Chief Inspector Roderick Alleyn is called in to investigate. Everyone has some kind of alibi. Charles was murdered on the ground floor while everyone else was upstairs. Arthur Wilde admits to being the killer in the murder game but Nigel, who strikes up a friendship with Alleyn, provides him with an alibi. Wilde then confesses to killing Charles but is unable to provide accurate information as to how he pulled it off. Alleyn speculates Wilde is covering for his wife.

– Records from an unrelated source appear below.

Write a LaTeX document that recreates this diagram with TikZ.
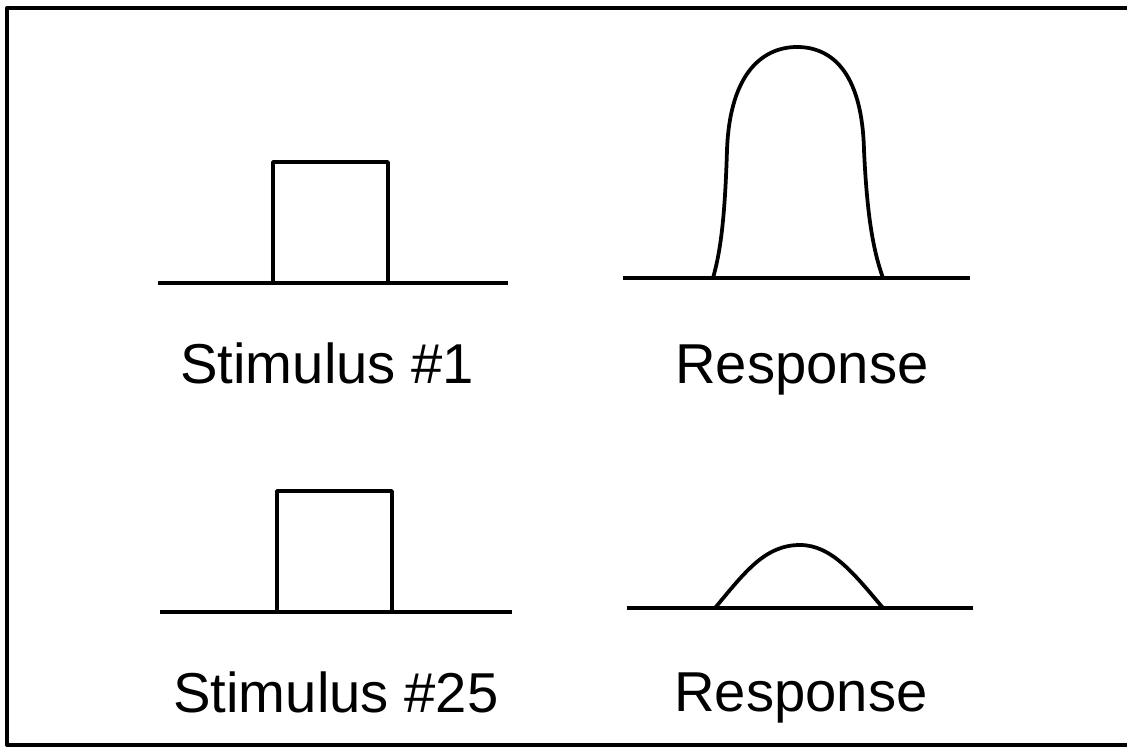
\documentclass[tikz,border=0pt]{standalone}
\usepackage{fontspec}
\setmainfont{Liberation Sans}
\usepackage{tikz}
\usetikzlibrary{positioning}

\begin{document}
\begin{tikzpicture}[x=0.02cm, y=-0.02cm, line join=round,
  trace/.style={line width=0.075cm},
  caption/.style={anchor=base west, inner sep=0pt, font=\fontsize{32}{36}\selectfont}]
  \useasboundingbox (0,0) rectangle (1127,756);
  %% frame (right side runs off the page)
  \draw[line width=0.08cm] (1140,8) -- (7,8) -- (7,745) -- (1140,745);
  %% stimulus #1
  \draw[trace] (158,283) -- (508,283);
  \draw[trace] (273,283) -- (273,162) -- (388,162) -- (388,283);
  \node[caption] (stimA) at (180,384) {Stimulus \#1};
  %% response #1
  \draw[trace] (623,278) -- (970,278);
  \draw[trace] (713,278) .. controls (721,250) and (725,215) .. (727,150)
    .. controls (730,70) and (765,47) .. (797,47)
    .. controls (830,47) and (862,70) .. (864,150)
    .. controls (867,215) and (873,250) .. (883,278);
  \node[caption] (respA) at (675,384) {Response};
  %% stimulus #25
  \draw[trace] (160,612) -- (512,612);
  \draw[trace] (277,612) -- (277,491) -- (392,491) -- (392,612);
  \node[caption] (stimB) at (173,713) {Stimulus \#25};
  %% response #25
  \draw[trace] (627,608) -- (973,608);
  \draw[trace] (715,608) .. controls (745,572) and (765,545) .. (800,545)
    .. controls (832,545) and (855,575) .. (883,608);
  \node[caption] (respB) at (674,712) {Response};
\end{tikzpicture}
\end{document}
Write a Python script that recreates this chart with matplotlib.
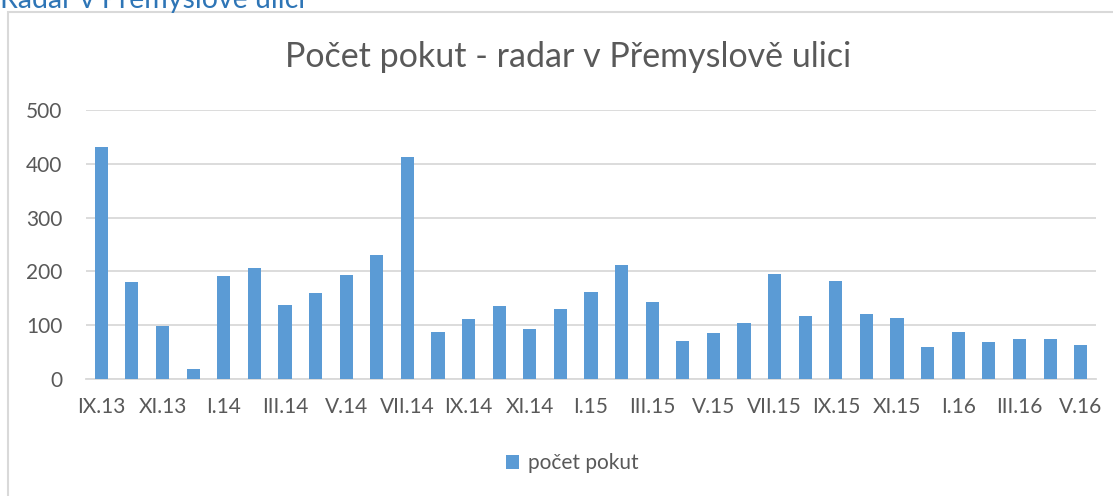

There are few clues to aid Alleyn. The dagger lacks fingermarks and the staff saw no one come downstairs. Alleyn discovers a partially charred glove in the fireplace that belongs to Mrs. Wilde who claims the glove went missing earlier. No one seems to have a satisfying motive. Nigel inherits Rankin's estate while Sir Hubert inherits the dagger. Wilde also receives a small inheritance. Alleyn begins to consider the possibility Rankin's murder may be connected to a murder in London associated with Russian Communists. However, this turns out to be a dead end.

In the denouement, Alleyn reveals all. Arthur Wilde murdered Charles Rankin. His confession was simply a misdirect to clear his name. The Wildes were heavily in debt and needed the small but sufficient inheritance Charles left. Wilde created an alibi for himself by talking to Nigel through their shared bathroom door. Wilde turned on the bathtub then ran into the hallway through the door in his bedroom. To save time, he slid down the banister and stabbed Charles on the way down. In under a minute, Wilde was back in the bathtub, talking to Nigel through the latter's connecting door. Although Nigel provided Wilde with an alibi, only Nigel was doing the talking.

The novel ends with Nigel, now a rich man, free to pursue the heart of Angela North.

== Characters ==
- Chief Inspector Roderick Alleyn
- Nigel Bathgate - a young journalist
- Sir Hubert Handesley - host of the weekend party
- Charles Rankin - Nigel's wealthy cousin
- Angela North - Sir Hubert's young, attractive niece
- Arthur Wilde - a friend of Sir Hubert
- Marjorie Wilde - Arthur's wife
- Rosamund Grant - a former love interest of Charles'
- Dr. Tokareff - a Russian
- Vassily - Sir Hubert's Russian butler

==Reception==

The Illustrated London News, reviewing the novel in 1934, wrote:

"A Man Lay Dead," by Ngaio Marsh, imports a real murder into the "murder" game. The reconstruction of the crime is ridiculous; sliding down the banisters should have been left to the nursery. The hue-and-cry is good enough, and the author has spared no effort to keep his trailers off the scent as long as possible.

== Television adaptation ==
This novel was adapted for the television series The Inspector Alleyn Mysteries, with the most notable change being that the Angela North character was replaced by Agatha Troy, who appears in later novels as Alleyn's wife.